Tuesday, April 24, 2007
This very entertaining (yet serious) paragraph arrived in my inbox this afternoon. It may be satire but it makes a serious point about the decline and mismanagement of cultural services in Waltham Forest, the other home of generalpraxis. And the campaign to save the William Morris Gallery and the Vestry House Museum from further downgrading continues. Both places were one of the few weekday retreats from the generally dismal atmosphere when we were raising a young family in the London Borough of Waltham Forest between 1997 and 2005. They were places of learning that were child-friendly and allowed residents to get a sense of perspective on the place. It's terrible that a borough with such restricted cultural amenities is considering cutting back its services further.
The Clyde Loakes Trail
Public services in Waltham Forest are being cut due to the inability of the Labour/Liberal Democrat coalition to persuade the Labour government that services need funding. One of the few remaining cultural attractions is the Beckham Trail, celebrating the formative years of the former England football captain.
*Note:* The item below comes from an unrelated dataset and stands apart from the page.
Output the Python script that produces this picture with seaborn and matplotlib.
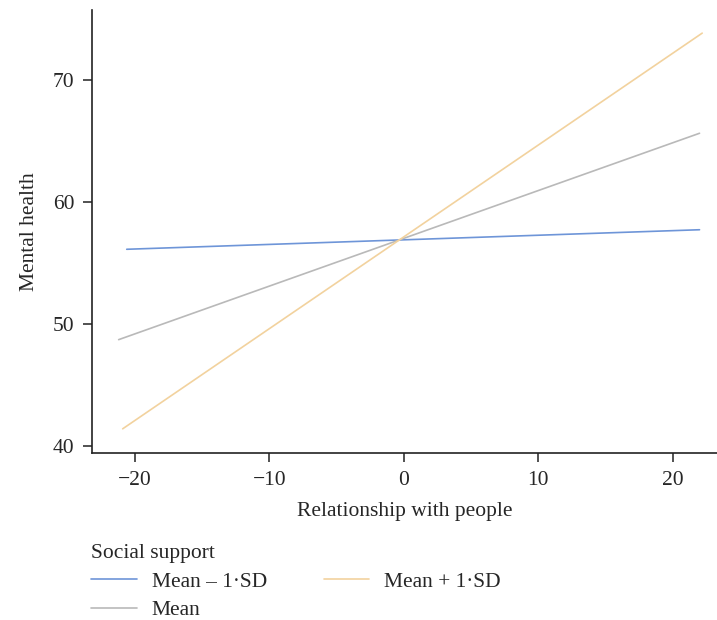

It has been suggested that there should also be a Clyde Loakes Trail to celebrate the achievements of the Leader of Waltham Forest Council. There could be a flyer and map leading people from the closed library at St. James Street to the closed WCs, via the cut-price Citizens Advice Bureau, the restricted-hours William Morris Gallery, the gallery at Vestry House Museum that has incurred the wrath of the Heritage Lottery Fund because of the misuse of Lottery money, the sold-off Louisa Oakes Centre, the doomed theatre at Lloyd Park, the bombed-out arcade site and the derelict cinema in Hoe Street. Each site could carry little red plaques.
Monday, April 23, 2007
You can watch edited segments of 'The Seafront' on YouTube now, if you're so inclined. Doesn't really have the impact of the big screen, but gives you a flavour of the documentary, directed by Anton Califano, for which Graham composed the music.
Azan: a call to prayer is programmed in the Dresden International Short Film Festival this week. And, if you can bear their clunky site design (it seems to be rubbish if you have a Mac!) you can also watch it online at London's new ITV Local channel.